That seems like a goofy definition at first glance, and it is a fairly subtle concept, but it makes a lot more sense if you've got a real analysis background. What it's really saying is that the lim sup of f(n)/n exists and is finite. That is, f(n)/n may be messy, but is bounded above for sufficiently large n, rather than going off to infinity.
But back to the point. O(n) is a set. And you're trying to take a set to the x power. You can take a Cartesian product of a set with itself x times if x is an integer. If x is not an integer, I'm not sure if it's possible to make sense of it. But even if it is, taking a Cartesian product of a set of functions with itself some arbitrary number of times is just a goofy thing to do.
The notation could make sense if you make it O(n^x) instead. If you plug in a positive integer for x, this is a set of functions that doesn't grow faster than some polynomial. In particular, if f(n) is in O(n^x) for some integer x, then f(n) is not exponential in n unless the base is at most 1. And if the base is at most 1, then it's not growing at all.
If you use nx SSAA (where n is some number), then the number of samples as a function of n is in O(n). The amount of work done to compute such a scene is in O(n). And in particular, it's not exponential in n.
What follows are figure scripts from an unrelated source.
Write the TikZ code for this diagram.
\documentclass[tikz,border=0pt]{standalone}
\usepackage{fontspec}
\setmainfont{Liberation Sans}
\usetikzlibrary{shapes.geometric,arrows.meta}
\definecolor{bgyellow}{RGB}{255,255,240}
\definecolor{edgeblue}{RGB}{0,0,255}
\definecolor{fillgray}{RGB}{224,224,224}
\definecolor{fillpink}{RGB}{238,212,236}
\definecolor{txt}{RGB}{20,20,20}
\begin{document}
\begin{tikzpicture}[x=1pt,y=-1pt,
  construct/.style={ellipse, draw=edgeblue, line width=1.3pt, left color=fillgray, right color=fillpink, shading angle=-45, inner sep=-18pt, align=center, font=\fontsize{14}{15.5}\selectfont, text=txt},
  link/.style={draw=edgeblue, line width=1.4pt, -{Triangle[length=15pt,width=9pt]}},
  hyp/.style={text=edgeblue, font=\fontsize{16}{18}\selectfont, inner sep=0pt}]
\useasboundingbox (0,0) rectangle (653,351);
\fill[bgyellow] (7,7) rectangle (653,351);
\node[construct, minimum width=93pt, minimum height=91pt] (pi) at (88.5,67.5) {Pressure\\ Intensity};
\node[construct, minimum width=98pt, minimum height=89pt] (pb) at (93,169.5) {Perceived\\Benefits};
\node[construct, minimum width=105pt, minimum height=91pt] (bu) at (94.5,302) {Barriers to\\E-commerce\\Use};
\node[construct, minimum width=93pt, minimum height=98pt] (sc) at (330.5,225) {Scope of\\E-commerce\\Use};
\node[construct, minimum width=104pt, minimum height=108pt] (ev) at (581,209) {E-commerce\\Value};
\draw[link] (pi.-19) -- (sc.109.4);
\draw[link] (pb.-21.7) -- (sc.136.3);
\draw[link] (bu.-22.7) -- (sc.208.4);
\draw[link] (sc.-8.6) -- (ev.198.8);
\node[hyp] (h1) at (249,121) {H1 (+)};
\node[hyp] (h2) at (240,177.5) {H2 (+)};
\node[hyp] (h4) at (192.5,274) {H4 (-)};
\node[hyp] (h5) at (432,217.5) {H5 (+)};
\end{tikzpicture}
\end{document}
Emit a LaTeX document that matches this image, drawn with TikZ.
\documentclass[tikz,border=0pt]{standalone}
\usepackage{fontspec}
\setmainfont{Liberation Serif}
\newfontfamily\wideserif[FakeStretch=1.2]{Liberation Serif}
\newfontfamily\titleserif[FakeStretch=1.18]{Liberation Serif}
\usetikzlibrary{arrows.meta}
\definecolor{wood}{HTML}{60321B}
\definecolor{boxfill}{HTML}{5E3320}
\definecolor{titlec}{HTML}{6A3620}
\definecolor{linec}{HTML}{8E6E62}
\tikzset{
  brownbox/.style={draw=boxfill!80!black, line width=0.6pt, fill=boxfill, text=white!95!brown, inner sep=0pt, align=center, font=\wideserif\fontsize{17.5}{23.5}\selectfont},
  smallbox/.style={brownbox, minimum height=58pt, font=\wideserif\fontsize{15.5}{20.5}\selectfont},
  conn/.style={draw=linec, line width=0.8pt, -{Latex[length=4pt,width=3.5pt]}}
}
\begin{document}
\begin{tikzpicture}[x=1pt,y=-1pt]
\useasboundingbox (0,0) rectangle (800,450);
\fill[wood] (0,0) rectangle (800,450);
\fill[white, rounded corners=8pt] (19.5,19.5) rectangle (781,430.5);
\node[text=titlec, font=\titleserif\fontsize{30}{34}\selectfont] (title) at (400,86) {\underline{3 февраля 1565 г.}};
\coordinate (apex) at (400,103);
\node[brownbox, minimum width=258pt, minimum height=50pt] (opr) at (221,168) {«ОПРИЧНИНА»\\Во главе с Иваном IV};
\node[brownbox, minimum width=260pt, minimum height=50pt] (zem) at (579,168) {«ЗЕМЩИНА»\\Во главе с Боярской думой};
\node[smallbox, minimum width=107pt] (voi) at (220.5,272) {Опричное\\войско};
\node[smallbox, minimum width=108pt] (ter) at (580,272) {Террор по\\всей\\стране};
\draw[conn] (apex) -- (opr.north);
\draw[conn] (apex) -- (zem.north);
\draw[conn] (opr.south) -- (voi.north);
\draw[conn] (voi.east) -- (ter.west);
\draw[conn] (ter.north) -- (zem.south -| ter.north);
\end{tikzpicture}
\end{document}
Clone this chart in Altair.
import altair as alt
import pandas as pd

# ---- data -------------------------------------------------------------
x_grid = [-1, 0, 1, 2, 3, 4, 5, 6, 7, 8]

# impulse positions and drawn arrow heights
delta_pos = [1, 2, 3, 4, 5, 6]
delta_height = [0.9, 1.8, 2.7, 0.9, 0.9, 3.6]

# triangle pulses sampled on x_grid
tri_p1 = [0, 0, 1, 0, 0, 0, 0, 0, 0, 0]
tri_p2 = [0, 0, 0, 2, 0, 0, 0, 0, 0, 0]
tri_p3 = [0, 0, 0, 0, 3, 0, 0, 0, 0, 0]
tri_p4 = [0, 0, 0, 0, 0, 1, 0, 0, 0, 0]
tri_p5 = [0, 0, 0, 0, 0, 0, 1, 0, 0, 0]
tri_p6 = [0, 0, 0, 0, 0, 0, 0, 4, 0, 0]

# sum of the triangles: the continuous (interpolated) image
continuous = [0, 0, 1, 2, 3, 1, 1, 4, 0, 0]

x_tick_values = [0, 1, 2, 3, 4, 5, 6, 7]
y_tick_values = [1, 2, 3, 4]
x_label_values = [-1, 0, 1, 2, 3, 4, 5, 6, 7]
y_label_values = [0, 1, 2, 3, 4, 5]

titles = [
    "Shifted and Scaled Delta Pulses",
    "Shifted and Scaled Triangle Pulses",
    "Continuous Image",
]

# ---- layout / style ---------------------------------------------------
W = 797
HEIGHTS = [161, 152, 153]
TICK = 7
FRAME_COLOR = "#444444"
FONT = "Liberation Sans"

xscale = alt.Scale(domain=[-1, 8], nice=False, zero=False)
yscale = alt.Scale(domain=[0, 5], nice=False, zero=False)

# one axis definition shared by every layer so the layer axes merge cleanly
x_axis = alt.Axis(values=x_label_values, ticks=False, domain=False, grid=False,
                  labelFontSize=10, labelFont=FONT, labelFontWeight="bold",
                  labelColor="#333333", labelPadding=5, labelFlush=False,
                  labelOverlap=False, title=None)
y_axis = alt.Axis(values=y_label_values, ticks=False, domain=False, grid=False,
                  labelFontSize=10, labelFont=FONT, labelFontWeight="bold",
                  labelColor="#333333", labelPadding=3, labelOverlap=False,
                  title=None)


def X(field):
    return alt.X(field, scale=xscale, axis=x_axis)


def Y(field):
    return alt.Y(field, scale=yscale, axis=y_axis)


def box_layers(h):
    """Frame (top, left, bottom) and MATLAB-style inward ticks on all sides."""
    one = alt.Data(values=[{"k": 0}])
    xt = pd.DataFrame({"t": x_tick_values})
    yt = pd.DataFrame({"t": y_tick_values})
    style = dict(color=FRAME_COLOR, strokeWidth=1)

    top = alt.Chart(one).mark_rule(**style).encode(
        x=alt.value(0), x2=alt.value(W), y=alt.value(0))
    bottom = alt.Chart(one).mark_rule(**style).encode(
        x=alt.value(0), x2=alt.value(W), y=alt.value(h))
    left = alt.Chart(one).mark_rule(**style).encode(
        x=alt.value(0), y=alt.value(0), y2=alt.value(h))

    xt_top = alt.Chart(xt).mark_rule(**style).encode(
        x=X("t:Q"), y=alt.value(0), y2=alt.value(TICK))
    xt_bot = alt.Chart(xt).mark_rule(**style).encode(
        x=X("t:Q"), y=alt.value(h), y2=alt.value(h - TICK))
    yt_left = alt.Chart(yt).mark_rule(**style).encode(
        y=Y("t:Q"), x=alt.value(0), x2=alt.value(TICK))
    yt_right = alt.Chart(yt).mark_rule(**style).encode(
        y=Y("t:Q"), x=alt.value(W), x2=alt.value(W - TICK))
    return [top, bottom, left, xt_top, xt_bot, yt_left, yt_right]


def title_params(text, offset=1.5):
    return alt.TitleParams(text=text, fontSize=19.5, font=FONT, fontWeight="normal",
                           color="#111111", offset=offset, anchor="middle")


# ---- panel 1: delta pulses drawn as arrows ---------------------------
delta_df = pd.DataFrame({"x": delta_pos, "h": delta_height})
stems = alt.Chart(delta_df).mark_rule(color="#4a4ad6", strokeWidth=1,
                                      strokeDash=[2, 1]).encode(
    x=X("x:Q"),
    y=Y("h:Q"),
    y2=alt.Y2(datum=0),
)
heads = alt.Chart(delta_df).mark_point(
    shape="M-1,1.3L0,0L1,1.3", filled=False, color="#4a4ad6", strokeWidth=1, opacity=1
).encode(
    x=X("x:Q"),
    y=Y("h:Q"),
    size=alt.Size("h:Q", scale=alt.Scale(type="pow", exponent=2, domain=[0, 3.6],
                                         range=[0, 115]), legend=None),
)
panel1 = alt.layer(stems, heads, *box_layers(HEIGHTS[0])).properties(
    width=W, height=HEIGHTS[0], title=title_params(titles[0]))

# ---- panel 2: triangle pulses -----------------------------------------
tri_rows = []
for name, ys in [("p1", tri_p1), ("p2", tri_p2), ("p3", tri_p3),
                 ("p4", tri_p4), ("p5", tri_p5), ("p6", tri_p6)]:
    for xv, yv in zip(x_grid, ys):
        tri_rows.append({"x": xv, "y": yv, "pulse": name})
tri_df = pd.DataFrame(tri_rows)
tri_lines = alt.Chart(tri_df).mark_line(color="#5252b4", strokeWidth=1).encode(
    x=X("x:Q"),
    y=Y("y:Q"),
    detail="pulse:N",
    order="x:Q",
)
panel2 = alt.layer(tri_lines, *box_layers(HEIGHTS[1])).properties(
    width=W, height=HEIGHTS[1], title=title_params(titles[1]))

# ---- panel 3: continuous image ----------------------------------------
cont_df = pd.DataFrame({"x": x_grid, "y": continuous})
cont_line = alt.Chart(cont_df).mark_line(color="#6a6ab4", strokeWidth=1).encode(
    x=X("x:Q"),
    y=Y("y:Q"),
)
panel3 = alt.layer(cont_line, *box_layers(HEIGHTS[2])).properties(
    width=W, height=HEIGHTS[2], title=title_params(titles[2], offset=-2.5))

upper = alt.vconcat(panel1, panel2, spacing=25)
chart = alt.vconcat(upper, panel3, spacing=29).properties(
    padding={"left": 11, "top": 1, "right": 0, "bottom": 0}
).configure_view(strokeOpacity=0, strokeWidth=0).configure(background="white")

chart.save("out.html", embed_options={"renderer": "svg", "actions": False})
Actually, I think Quizzical IS a mathematician. He had noted in another thread once that that's where his background was, and I assume he meant his formal education.
Comments
4x if AA impacts your framerate, if not, crank it as high as it will go without it hurting your performance.
Someone on some other fourms says that anything above 8x AA is just a marketing gimmic, do you find any difference with 8x AA vs. 16x AA?
I'm not to worried about the preformance hit. Im getting a 6950 or a 6970, i just rather have FPS over too much AA.
It's not just the number, but also the type of anti-aliasing. For that matter, different cards offer different types of anti-aliasing. The superior geometry performance of GeForce cards means that Nvidia has offered CSAA for years, something that AMD just introduced on their high end cards yesterday. And I do mean yesterday in the literal sense. AMD calls it EQAA, but I think CSAA is a better name for it.
Meanwhile, the superior shader performance in Radeon cards means that AMD offers MLAA that Nvidia doesn't, though that isn't true anti-aliasing. AMD cards also handle SSAA better than Nvidia cards. Nvidia offers some of the benefits of SSAA at a lighter performance hit with transparency AA, which AMD doesn't offer.
How high you should turn anti-aliasing varies by game, and by what your hardware can handle. I don't see much of a point in going above 4x SSAA. Often there are tradeoffs between settings, where you can get smooth performance with either setting A or setting B on, but not both at once.
One thing to note about anti-aliasing is that it only strains the video card harder, not the processor. If you're processor bound, you can go ahead and crank up anti-aliasing without impacting your frame rate at all.
Also, there's no such thing as a 5950, and I don't see much of a point in getting a 5970 now.
I can tell you I see a difference from 8x to 16x AA in Age of Conan at the same time it looks the best game out there for me at 32x AA :P (forced through Nvidia control Panel)
GeForce cards don't offer a true 32x AA, or even 16x AA. What Nvidia calls 8x and 16x AA are both really 4x AA plus CSAA. What Nvidia calls 32x AA is really 8x AA plus CSAA. Nvidia uses inflated numbers to try to make it sound like it's better than it actually is.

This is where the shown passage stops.